_Prompt:_ In the listing that follows, how many lines contain "diagram"? Give the number only.
-- start Extracted data --
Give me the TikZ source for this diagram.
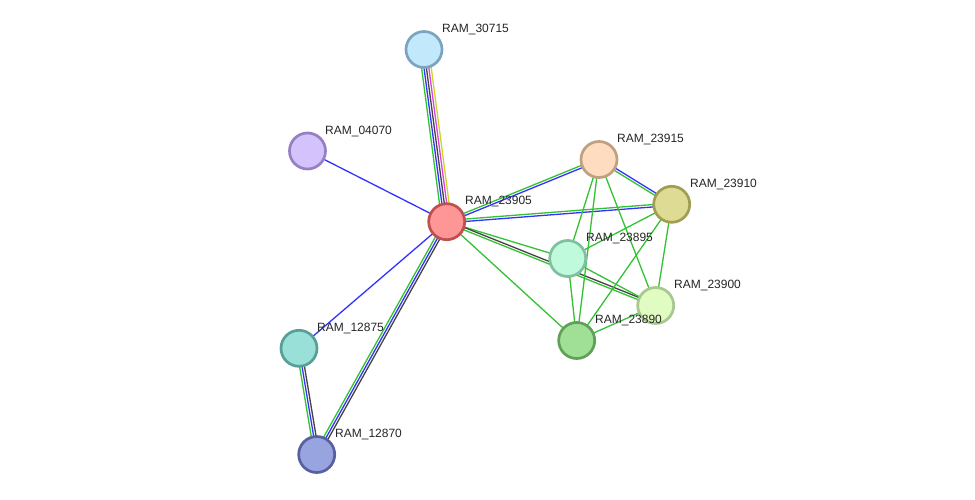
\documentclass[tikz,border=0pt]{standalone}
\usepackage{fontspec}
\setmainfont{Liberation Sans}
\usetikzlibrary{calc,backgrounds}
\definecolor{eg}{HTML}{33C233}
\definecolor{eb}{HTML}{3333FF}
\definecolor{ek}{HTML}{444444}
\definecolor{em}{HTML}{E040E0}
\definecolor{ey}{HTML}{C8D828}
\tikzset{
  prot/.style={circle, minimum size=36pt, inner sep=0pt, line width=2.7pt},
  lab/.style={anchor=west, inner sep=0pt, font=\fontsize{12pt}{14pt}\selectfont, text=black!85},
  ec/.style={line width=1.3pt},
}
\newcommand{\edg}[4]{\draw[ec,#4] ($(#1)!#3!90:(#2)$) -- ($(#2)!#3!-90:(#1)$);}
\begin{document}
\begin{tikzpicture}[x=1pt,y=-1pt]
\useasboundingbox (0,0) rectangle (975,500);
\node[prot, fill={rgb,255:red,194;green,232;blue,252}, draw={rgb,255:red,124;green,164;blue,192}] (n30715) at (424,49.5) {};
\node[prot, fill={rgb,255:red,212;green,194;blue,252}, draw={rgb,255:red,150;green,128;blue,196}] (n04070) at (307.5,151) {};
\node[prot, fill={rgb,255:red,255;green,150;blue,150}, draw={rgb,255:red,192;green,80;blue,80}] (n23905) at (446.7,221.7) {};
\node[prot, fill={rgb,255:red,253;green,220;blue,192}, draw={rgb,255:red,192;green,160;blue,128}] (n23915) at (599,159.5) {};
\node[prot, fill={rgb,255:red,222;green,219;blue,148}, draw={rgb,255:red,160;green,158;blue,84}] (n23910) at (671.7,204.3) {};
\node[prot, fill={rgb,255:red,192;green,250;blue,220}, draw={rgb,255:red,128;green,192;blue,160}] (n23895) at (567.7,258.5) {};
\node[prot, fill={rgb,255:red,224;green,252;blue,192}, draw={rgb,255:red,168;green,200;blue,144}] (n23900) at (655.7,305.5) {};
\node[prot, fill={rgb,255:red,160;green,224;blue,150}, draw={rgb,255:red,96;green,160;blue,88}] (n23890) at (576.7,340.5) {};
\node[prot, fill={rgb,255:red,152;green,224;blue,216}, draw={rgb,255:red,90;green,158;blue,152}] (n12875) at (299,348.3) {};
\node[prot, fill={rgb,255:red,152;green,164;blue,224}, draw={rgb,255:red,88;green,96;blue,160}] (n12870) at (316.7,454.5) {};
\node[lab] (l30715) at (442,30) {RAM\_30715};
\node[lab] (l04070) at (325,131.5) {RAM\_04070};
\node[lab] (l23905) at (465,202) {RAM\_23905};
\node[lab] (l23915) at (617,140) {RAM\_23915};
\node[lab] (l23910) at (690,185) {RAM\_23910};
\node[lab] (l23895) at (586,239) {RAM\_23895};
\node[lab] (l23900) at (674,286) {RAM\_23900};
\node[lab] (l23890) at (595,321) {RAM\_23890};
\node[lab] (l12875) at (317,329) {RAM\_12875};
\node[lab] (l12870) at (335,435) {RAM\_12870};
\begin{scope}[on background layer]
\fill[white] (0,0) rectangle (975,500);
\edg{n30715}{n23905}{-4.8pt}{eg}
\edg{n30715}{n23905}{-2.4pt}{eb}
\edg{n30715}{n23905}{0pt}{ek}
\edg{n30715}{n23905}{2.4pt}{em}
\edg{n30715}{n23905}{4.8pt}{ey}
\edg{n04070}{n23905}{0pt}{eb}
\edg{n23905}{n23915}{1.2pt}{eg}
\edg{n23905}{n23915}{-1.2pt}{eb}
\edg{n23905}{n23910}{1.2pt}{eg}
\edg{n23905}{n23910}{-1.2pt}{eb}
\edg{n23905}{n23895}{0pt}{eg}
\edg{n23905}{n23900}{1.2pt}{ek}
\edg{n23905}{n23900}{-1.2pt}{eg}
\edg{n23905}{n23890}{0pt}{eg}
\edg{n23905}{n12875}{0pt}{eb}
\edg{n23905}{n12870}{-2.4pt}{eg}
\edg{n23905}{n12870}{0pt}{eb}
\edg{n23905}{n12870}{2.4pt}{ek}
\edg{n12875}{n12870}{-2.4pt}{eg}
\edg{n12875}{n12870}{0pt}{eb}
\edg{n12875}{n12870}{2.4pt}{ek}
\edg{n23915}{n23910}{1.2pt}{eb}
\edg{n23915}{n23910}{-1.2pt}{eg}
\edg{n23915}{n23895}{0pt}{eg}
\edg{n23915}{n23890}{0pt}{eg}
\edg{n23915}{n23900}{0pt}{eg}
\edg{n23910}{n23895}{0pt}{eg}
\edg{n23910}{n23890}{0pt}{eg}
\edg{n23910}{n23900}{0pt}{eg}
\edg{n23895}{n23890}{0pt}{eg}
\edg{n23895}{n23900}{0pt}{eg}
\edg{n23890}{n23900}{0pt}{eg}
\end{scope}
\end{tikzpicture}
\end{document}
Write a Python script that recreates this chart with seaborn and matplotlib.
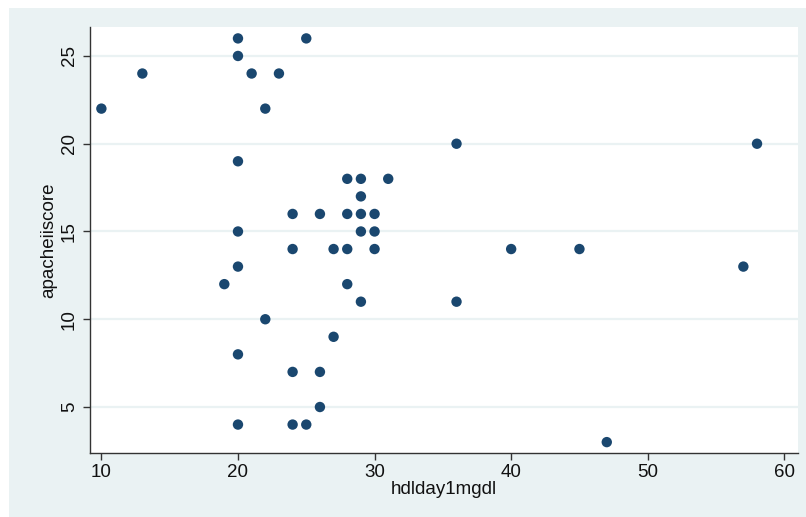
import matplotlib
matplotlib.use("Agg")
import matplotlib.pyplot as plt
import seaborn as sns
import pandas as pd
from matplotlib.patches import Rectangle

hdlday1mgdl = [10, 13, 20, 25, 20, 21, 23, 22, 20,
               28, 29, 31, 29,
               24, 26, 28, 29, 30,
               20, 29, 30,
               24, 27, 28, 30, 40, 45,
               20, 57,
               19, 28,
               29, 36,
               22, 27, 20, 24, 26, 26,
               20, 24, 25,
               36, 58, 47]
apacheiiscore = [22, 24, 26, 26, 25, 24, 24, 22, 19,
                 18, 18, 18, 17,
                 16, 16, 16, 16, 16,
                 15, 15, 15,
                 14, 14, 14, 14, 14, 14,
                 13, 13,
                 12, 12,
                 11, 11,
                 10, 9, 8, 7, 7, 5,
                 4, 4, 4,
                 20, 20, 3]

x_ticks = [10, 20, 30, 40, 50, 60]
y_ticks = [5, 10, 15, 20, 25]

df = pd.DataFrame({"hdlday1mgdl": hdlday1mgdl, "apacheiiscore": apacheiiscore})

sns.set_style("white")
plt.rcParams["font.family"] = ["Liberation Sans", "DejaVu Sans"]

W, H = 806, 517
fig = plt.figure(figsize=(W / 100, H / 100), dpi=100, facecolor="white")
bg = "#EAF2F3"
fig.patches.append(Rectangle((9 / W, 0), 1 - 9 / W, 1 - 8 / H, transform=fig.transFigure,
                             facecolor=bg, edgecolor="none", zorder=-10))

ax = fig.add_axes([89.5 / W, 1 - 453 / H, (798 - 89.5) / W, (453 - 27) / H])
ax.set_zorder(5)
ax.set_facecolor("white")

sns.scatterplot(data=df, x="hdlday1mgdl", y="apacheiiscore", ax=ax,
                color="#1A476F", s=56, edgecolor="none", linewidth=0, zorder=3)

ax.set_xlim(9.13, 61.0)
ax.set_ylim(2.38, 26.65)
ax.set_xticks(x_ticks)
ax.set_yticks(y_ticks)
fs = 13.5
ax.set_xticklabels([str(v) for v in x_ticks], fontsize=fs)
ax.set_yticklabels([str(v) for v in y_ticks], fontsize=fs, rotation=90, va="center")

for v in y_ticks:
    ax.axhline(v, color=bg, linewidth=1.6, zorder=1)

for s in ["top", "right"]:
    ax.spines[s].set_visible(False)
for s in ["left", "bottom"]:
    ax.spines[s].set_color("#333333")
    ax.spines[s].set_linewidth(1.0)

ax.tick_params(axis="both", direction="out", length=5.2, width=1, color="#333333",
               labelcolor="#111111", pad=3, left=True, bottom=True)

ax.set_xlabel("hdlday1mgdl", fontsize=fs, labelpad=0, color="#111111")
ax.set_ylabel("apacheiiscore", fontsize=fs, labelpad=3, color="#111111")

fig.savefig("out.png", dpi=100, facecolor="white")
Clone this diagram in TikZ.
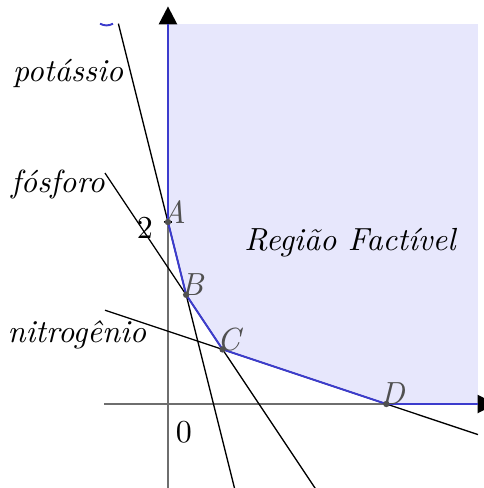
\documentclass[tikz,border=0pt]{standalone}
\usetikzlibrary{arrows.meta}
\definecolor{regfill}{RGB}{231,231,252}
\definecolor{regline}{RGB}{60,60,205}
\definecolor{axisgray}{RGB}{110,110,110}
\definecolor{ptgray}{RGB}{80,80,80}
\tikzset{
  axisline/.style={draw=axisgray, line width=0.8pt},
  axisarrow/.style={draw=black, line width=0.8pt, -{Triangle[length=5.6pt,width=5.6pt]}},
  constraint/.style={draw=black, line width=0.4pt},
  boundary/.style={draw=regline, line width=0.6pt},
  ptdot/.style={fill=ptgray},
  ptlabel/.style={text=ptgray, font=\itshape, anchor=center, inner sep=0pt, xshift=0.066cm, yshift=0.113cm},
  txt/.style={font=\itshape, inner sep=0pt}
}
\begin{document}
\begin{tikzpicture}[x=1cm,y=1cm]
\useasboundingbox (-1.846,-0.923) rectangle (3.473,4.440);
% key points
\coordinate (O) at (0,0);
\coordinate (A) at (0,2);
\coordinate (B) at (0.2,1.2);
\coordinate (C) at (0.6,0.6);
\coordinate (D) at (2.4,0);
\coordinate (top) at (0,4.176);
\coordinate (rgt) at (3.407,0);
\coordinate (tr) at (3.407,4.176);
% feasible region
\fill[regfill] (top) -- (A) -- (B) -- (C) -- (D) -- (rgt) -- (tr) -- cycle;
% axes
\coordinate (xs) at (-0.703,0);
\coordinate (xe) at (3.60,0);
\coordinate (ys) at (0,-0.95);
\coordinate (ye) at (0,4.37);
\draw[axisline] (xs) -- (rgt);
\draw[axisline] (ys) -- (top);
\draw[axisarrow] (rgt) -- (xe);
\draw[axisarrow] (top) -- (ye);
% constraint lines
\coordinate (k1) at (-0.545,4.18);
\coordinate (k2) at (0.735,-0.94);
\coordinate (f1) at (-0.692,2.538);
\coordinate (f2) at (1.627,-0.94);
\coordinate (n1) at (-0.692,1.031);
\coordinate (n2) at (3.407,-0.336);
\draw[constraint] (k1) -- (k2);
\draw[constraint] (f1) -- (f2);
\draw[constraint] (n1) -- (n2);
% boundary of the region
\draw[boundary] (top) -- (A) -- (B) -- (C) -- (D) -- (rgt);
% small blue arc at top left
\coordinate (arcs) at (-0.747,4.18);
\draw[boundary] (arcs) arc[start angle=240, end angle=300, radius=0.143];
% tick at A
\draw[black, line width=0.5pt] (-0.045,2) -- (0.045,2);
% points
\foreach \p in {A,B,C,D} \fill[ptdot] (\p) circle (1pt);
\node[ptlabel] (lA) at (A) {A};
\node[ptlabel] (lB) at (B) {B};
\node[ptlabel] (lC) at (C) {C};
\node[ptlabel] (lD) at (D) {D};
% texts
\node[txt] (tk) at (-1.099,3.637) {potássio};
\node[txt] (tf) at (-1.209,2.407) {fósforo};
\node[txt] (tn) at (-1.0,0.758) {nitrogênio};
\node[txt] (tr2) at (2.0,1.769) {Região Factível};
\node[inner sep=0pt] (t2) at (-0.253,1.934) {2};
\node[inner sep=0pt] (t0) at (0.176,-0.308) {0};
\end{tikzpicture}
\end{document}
-- end Extracted data --
_Task output:_ 2